EL envejecimiento progresivo de la población en las últimas décadas conduce a que cada vez haya más personas mayores en nuestras sociedades, más que nunca en nuestra historia. Todas ellas, más tarde o más temprano, terminarán enfrentándose a una etapa que les resultará nueva y desconocida: el final de vida.

El anciano que se encuentra en la fase clínica de terminalidad de una enfermedad que puede poner punto final a su vida necesita que le entreguemos todo el cariño. Muchas de estas personas mayores ya tienen presente una inmerecida sensación de estorbo y de carga que, desafortunadamente, parte de la sociedad ha establecido en función de su propia vejez y de las variables de productividad. Por ello, muchas de estas personas mayores se pueden encontrar en una situación de vulnerabilidad, no solo por factores biológicos sino también por motivos psicológicos y sociales.

Nos encontramos en la era en la que los medios técnicos de comunicación están muy avanzados y, sin embargo, el anciano enfermo alcanza las mayores cotas de soledad, hasta el punto de que la soledad puede hacerle más daño que la propia enfermedad. La labor de los que estamos junto a él es arroparlo con todas nuestras fuerzas día a día. Los profesionales sociosanitarios comprobamos que, cuando la persona mayor está enferma, no desea ser eliminada sino ser cuidada y aliviada hasta que llegue su muerte.

Tal vez hemos llegado a pensar en ocasiones que el anciano, en el final de su vida, no entiende, muchas veces no oye y, además, tiene dificultades para ver. Con bastante frecuencia empleamos estas razones, creo que de manera equivocada, para justificar “¿para qué le vamos a explicar lo que le sucede, si no va a entender?”. Esta idea la tenemos que desechar. No hemos de caer en esta tentación siempre que tengamos que atender a un anciano, sobre todo, si se encuentra en la fase de final de vida, ya que, en muchas ocasiones, se suele encontrar solo e incomunicado.

Necesita que se le conozca de una forma profunda en vez de volverle la cara hacia otro lado. Necesita que se le respete, que se le cuide en vez de apartarlo de nuestro lado. El anciano suele perder el control sobre las decisiones que se toman sobre él, así como el control de sus cuidados médicos. Generalmente, es menos consultado sobre las decisiones terapéuticas que se van a tomar con él.

El anciano necesita ser escuchado con imperiosa necesidad. Es preciso para ello que tengamos en cuenta sus ideas, tanto culturales como religiosas. Desea sentirse útil. No solo tiene necesidad, sino derecho a que le tengamos en cuenta. Tiene necesidad de que se le respete como ser libre que debe tomar sus propias decisiones por sí mismo, no tratándole como un menor; no es un niño.
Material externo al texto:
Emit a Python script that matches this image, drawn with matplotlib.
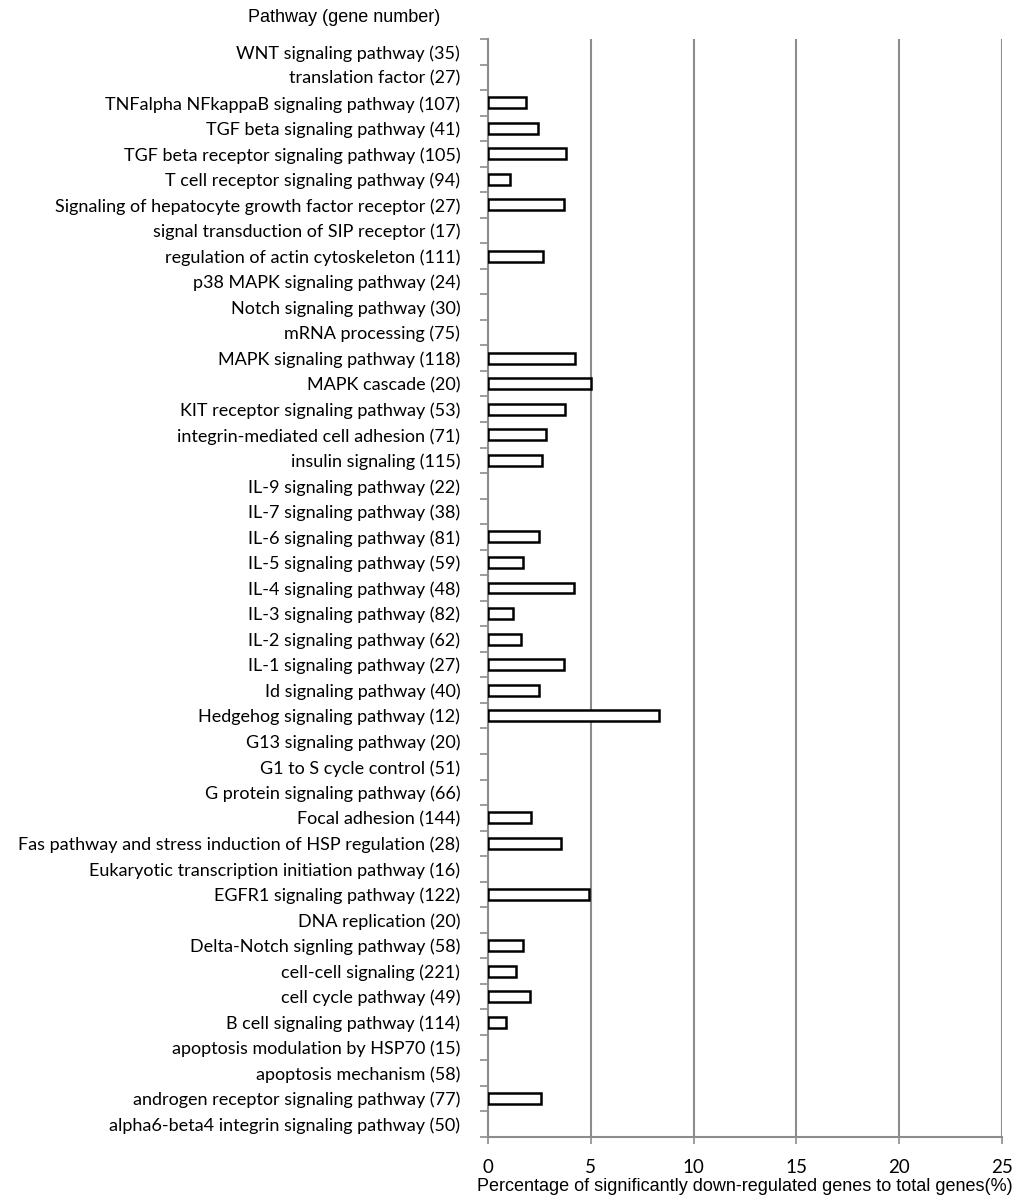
import numpy as np
import matplotlib.pyplot as plt

# Pathways listed top to bottom, with gene counts
pathways = ['WNT signaling pathway (35)', 'translation factor (27)',
	'TNFalpha NFkappaB signaling pathway (107)', 'TGF beta signaling pathway (41)',
	'TGF beta receptor signaling pathway (105)', 'T cell receptor signaling pathway (94)',
	'Signaling of hepatocyte growth factor receptor (27)', 'signal transduction of SIP receptor (17)',
	'regulation of actin cytoskeleton (111)', 'p38 MAPK signaling pathway (24)',
	'Notch signaling pathway (30)', 'mRNA processing (75)', 'MAPK signaling pathway (118)',
	'MAPK cascade (20)', 'KIT receptor signaling pathway (53)',
	'integrin-mediated cell adhesion (71)', 'insulin signaling (115)',
	'IL-9 signaling pathway (22)', 'IL-7 signaling pathway (38)', 'IL-6 signaling pathway (81)',
	'IL-5 signaling pathway (59)', 'IL-4 signaling pathway (48)', 'IL-3 signaling pathway (82)',
	'IL-2 signaling pathway (62)', 'IL-1 signaling pathway (27)', 'Id signaling pathway (40)',
	'Hedgehog signaling pathway (12)', 'G13 signaling pathway (20)', 'G1 to S cycle control (51)',
	'G protein signaling pathway (66)', 'Focal adhesion (144)',
	'Fas pathway and stress induction of HSP regulation (28)',
	'Eukaryotic transcription initiation pathway (16)', 'EGFR1 signaling pathway (122)',
	'DNA replication (20)', 'Delta-Notch signling pathway (58)', 'cell-cell signaling (221)',
	'cell cycle pathway (49)', 'B cell signaling pathway (114)',
	'apoptosis modulation by HSP70 (15)', 'apoptosis mechanism (58)',
	'androgen receptor signaling pathway (77)', 'alpha6-beta4 integrin signaling pathway (50)']

# Percentage of down-regulated genes (%)
percent_down = [0, 0, 1.87, 2.44, 3.81, 1.06, 3.70, 0, 2.70, 0,
	0, 0, 4.24, 5.00, 3.77, 2.82, 2.61, 0, 0, 2.47,
	1.69, 4.17, 1.22, 1.61, 3.70, 2.50, 8.33, 0, 0, 0,
	2.08, 3.57, 0, 4.92, 0, 1.72, 1.36, 2.04, 0.88, 0,
	0, 2.60, 0]

x_ticks = [0, 5, 10, 15, 20, 25]

grey = '#8c8c8c'
label_font = 'Lato'
axis_font = 'Liberation Sans'

fig = plt.figure(figsize=(10.13, 12), dpi=100)
ax = fig.add_axes([0.4817, 0.0525, 0.5073, 0.915])

y = np.arange(len(pathways))
### Empty pathways get no outline
edge_colours = ['black' if v > 0 else 'none' for v in percent_down]
ax.barh(y, percent_down, height=0.43, color='white', edgecolor=edge_colours, linewidth=1.8, zorder=3)

ax.set_ylim(len(pathways)-0.5, -0.5)
ax.set_xlim(0, 25)

### Vertical grid lines
ax.set_xticks(x_ticks)
ax.xaxis.grid(True, color=grey, linewidth=1.5, zorder=0)
ax.set_xticklabels([str(t) for t in x_ticks], family=label_font, fontsize=13.5)
ax.tick_params(axis='x', length=5, width=1.2, color=grey, pad=11)

### Category labels between boundary ticks
ax.set_yticks(y)
ax.set_yticklabels(pathways, family=label_font, fontsize=13)
ax.set_yticks(np.arange(len(pathways)+1)-0.5, minor=True)
ax.tick_params(axis='y', which='major', length=0, pad=20)
ax.tick_params(axis='y', which='minor', length=6, width=1.2, color=grey)

for side in ['top', 'right']:
	ax.spines[side].set_visible(False)
for side in ['left', 'bottom']:
	ax.spines[side].set_color(grey)
	ax.spines[side].set_linewidth(1.5)

ax.set_xlabel('Percentage of significantly down-regulated genes to total genes(%)',
	family=axis_font, fontsize=13, labelpad=1)
fig.text(0.34, 0.985, 'Pathway (gene number)', family=axis_font, fontsize=13,
	ha='center', va='center')

fig.savefig('out.png', dpi=100)
plt.close()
Tiene necesidad de una comunicación abierta y sincera, tiene necesidad de sentirse acompañado y de poder expresar libremente sus emociones. Para ello, hemos de acoger al anciano como una persona que necesita de nosotros y mostrarle con nuestra compañía que no está solo; hemos de escucharle con aceptación y empatía manteniendo cierto contacto físico para que pueda apreciar nuestra cercanía y nuestro respeto.

Aunque nuestra ciencia médica ya no pueda restaurar su salud, nuestros cuidados, nuestra compañía y nuestro afecto sí podrán dibujar en sus labios una sonrisa de agradecimiento porque le hemos hecho sentirse como una persona que nos importa.